During an appearance on Fox News, Leavitt praised the Trump team’s supposedly controlled efforts against Vice President Kamala Harris, just as Trump gave a wild press conference from Mar-a-Lago.

“This is a disciplined campaign,” said Leavitt. “And we’re disciplined because we are led by President Trump, who wakes up every day and focuses on the issues that matter to the American people.”

But Trump was anything but disciplined during his meandering rant Thursday, as he ricocheted between making wild claims about his crowd sizes and weak excuses for his lackluster week of campaigning. In one afternoon, Trump seemingly flip-flopped on whether he would agree to debate Harris, going from not debating her at all to offering three dates.

Trump is so unrestrained that he couldn’t help but put his foot in his mouth, once again attacking Georgia Governor Brian Kemp, who refused to overturn his state’s presidential election results in 2020.

Trump previously spoke about Kemp at his rally in Atlanta over the weekend, the last campaign event before his apparent staycation, taking a significant portion of his stage time to cut down Kemp.

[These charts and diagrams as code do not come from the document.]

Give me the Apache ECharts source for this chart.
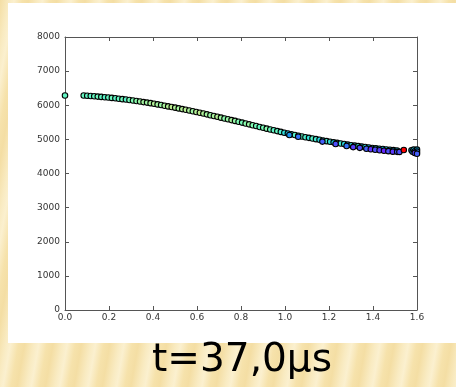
<!DOCTYPE html>
<html>
<head>
<meta charset="utf-8">
<script src="https://cdn.jsdelivr.net/npm/echarts@6/dist/echarts.min.js"></script>
<style>
  html, body { margin: 0; padding: 0; }
  body {
    width: 456px; height: 387px; overflow: hidden;
    background-color: #f8e7b4;
    background-image: repeating-linear-gradient(100deg,
      #f4dea4 0px, #f9ebc2 9px, #fbf0cf 14px, #f6e2ab 22px, #f4dea4 28px);
  }
  #chart { width: 456px; height: 387px; }
</style>
</head>
<body>
<div id="chart"></div>
<script>
// Front velocity profile at t = 37.0 µs: position (x) vs velocity (y), colour = third field
const curveX = [0.0,
  0.085, 0.101, 0.117, 0.133, 0.149, 0.165, 0.181, 0.197, 0.213, 0.229,
  0.245, 0.261, 0.277, 0.293, 0.309, 0.325, 0.341, 0.357, 0.373, 0.389,
  0.405, 0.421, 0.437, 0.453, 0.469, 0.485, 0.501, 0.517, 0.533, 0.549,
  0.565, 0.581, 0.597, 0.613, 0.629, 0.645, 0.661, 0.677, 0.693, 0.709,
  0.725, 0.741, 0.757, 0.773, 0.789, 0.805, 0.821, 0.837, 0.853, 0.869,
  0.885, 0.901, 0.917, 0.933, 0.949, 0.965, 0.981, 0.997, 1.013, 1.029,
  1.045, 1.061, 1.077, 1.093, 1.109, 1.125, 1.141, 1.157, 1.173, 1.189,
  1.205, 1.221, 1.237, 1.253, 1.269, 1.285, 1.301, 1.317, 1.333, 1.349,
  1.365, 1.381, 1.397, 1.413, 1.429, 1.445, 1.461, 1.477, 1.493, 1.509];
const curveY = [6285,
  6284, 6279, 6271, 6262, 6253, 6244, 6235, 6227, 6215, 6203,
  6191, 6179, 6167, 6155, 6141, 6125, 6109, 6093, 6077, 6061,
  6044, 6025, 6006, 5986, 5967, 5948, 5929, 5908, 5887, 5866,
  5846, 5825, 5804, 5781, 5757, 5733, 5709, 5685, 5661, 5637,
  5613, 5589, 5565, 5541, 5517, 5492, 5466, 5441, 5415, 5390,
  5364, 5339, 5315, 5291, 5267, 5243, 5219, 5195, 5172, 5151,
  5129, 5108, 5086, 5064, 5044, 5025, 5006, 4987, 4967, 4948,
  4930, 4913, 4896, 4879, 4863, 4846, 4829, 4816, 4802, 4788,
  4775, 4761, 4748, 4737, 4726, 4716, 4705, 4695, 4684, 4675];
const curveC = [0.44,
  0.45, 0.44, 0.43, 0.45, 0.46, 0.44, 0.42, 0.45, 0.46, 0.43,
  0.45, 0.47, 0.42, 0.48, 0.50, 0.52, 0.55, 0.57, 0.56, 0.58,
  0.60, 0.57, 0.55, 0.58, 0.60, 0.62, 0.59, 0.57, 0.60, 0.61,
  0.58, 0.56, 0.60, 0.62, 0.59, 0.57, 0.55, 0.58, 0.60, 0.56,
  0.52, 0.55, 0.58, 0.54, 0.50, 0.48, 0.52, 0.55, 0.50, 0.47,
  0.45, 0.48, 0.52, 0.46, 0.43, 0.45, 0.40, 0.34, 0.30, 0.36,
  0.42, 0.38, 0.44, 0.40, 0.35, 0.42, 0.38, 0.33, 0.37, 0.40,
  0.34, 0.30, 0.36, 0.38, 0.33, 0.28, 0.34, 0.31, 0.36, 0.30,
  0.33, 0.28, 0.32, 0.35, 0.30, 0.26, 0.31, 0.28, 0.25, 0.30];

// Slower particles running just below the main band
const lowerX = [1.02, 1.06, 1.17, 1.23, 1.28, 1.31, 1.34, 1.37, 1.39, 1.41, 1.43, 1.45, 1.47, 1.49, 1.51, 1.52];
const lowerY = [5130, 5075, 4935, 4863, 4806, 4774, 4751, 4725, 4709, 4694, 4680, 4668, 4655, 4641, 4634, 4633];
const lowerC = [0.20, 0.15, 0.12, 0.10, 0.15, 0.08, 0.10, 0.12, 0.06, 0.10, 0.08, 0.05, 0.10, 0.07, 0.12, 0.10];

// Tip of the profile near the wall
const tailX = [1.54, 1.575, 1.58, 1.585, 1.59, 1.595, 1.60, 1.60, 1.59, 1.60];
const tailY = [4690, 4680, 4640, 4700, 4650, 4610, 4700, 4640, 4600, 4580];
const tailC = [1.00, 0.28, 0.20, 0.30, 0.15, 0.10, 0.25, 0.18, 0.08, 0.12];

const xTicks = { min: 0, max: 1.6, interval: 0.2 };
const yTicks = { min: 0, max: 8000, interval: 1000 };
const caption = 't=37,0μs';

const points = [];
[[curveX, curveY, curveC], [lowerX, lowerY, lowerC], [tailX, tailY, tailC]].forEach(([xs, ys, cs]) => {
  xs.forEach((x, i) => points.push([x, ys[i], cs[i]]));
});

// matplotlib "rainbow" colormap samples
const rainbow = ['#8000ff', '#4062fa', '#00b4eb', '#40ebd4', '#80ffb4', '#c0eb8e', '#ffb462', '#ff6232', '#ff0000'];

const frame = '#555';
const tickFont = { fontFamily: 'DejaVu Sans', fontSize: 9, color: '#333' };

function axisBase(extra) {
  return Object.assign({
    type: 'value',
    axisLine: { show: true, onZero: false, lineStyle: { color: frame, width: 1 } },
    axisTick: { show: true, inside: true, length: 4, lineStyle: { color: frame } },
    splitLine: { show: false }
  }, extra);
}

const chart = echarts.init(document.getElementById('chart'), null, { renderer: 'canvas' });
chart.setOption({
  backgroundColor: 'transparent',
  animation: false,
  graphic: [
    { type: 'rect', z: -10, shape: { x: 8, y: 3, width: 448, height: 340 }, style: { fill: '#ffffff' } },
    { type: 'text', x: 242, y: 361, style: {
        text: caption, font: '39px "DejaVu Sans"', fill: '#000',
        textAlign: 'center', textVerticalAlign: 'middle' } }
  ],
  grid: { left: 65, right: 39, top: 37, bottom: 77 },
  xAxis: [
    axisBase(Object.assign({ position: 'bottom',
      axisLabel: Object.assign({ margin: 3, formatter: v => v.toFixed(1) }, tickFont) }, xTicks)),
    axisBase(Object.assign({ position: 'top', axisLabel: { show: false } }, xTicks))
  ],
  yAxis: [
    axisBase(Object.assign({ position: 'left',
      axisLabel: Object.assign({ margin: 5, formatter: v => String(v) }, tickFont) }, yTicks)),
    axisBase(Object.assign({ position: 'right', axisLabel: { show: false } }, yTicks))
  ],
  visualMap: {
    show: false, type: 'continuous', dimension: 2, min: 0, max: 1,
    seriesIndex: 0, inRange: { color: rainbow }
  },
  series: [{
    type: 'scatter',
    data: points,
    symbolSize: 5.5,
    itemStyle: { borderColor: '#000', borderWidth: 1.1, opacity: 1 }
  }]
});
</script>
</body>
</html>
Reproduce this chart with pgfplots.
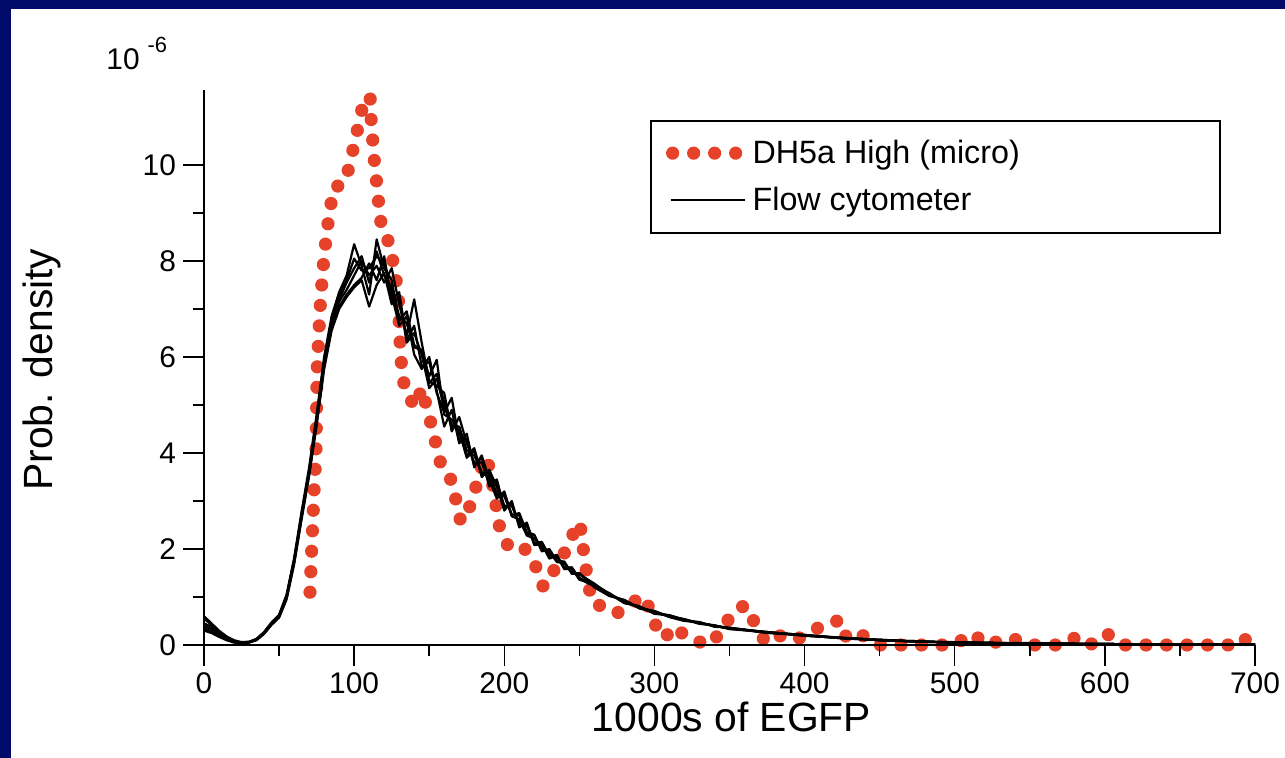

Trump’s decision to skewer Kemp has reportedly sparked some concern from Trump’s allies, who had hoped he might actually win in Georgia. Several people close to Trump’s campaign told The Washington Post that there was a concerted effort to persuade Trump to stay on message and focus his attacks on Harris and other Democrats, not Republicans like Kemp.

Trump spokesperson Steven Cheung dismissed concerns from allies about messaging. “Our message discipline is second to none,” he told the Post. “It’s why President Trump was able to take out Joe Biden in the debate; it’s why we’ve been so successful thus far, and it’ll be why President Trump will win the election.”

While the word “disciplined” certainly seems to have worked its way into the Trump team’s talking points, its candidate continues to be anything but.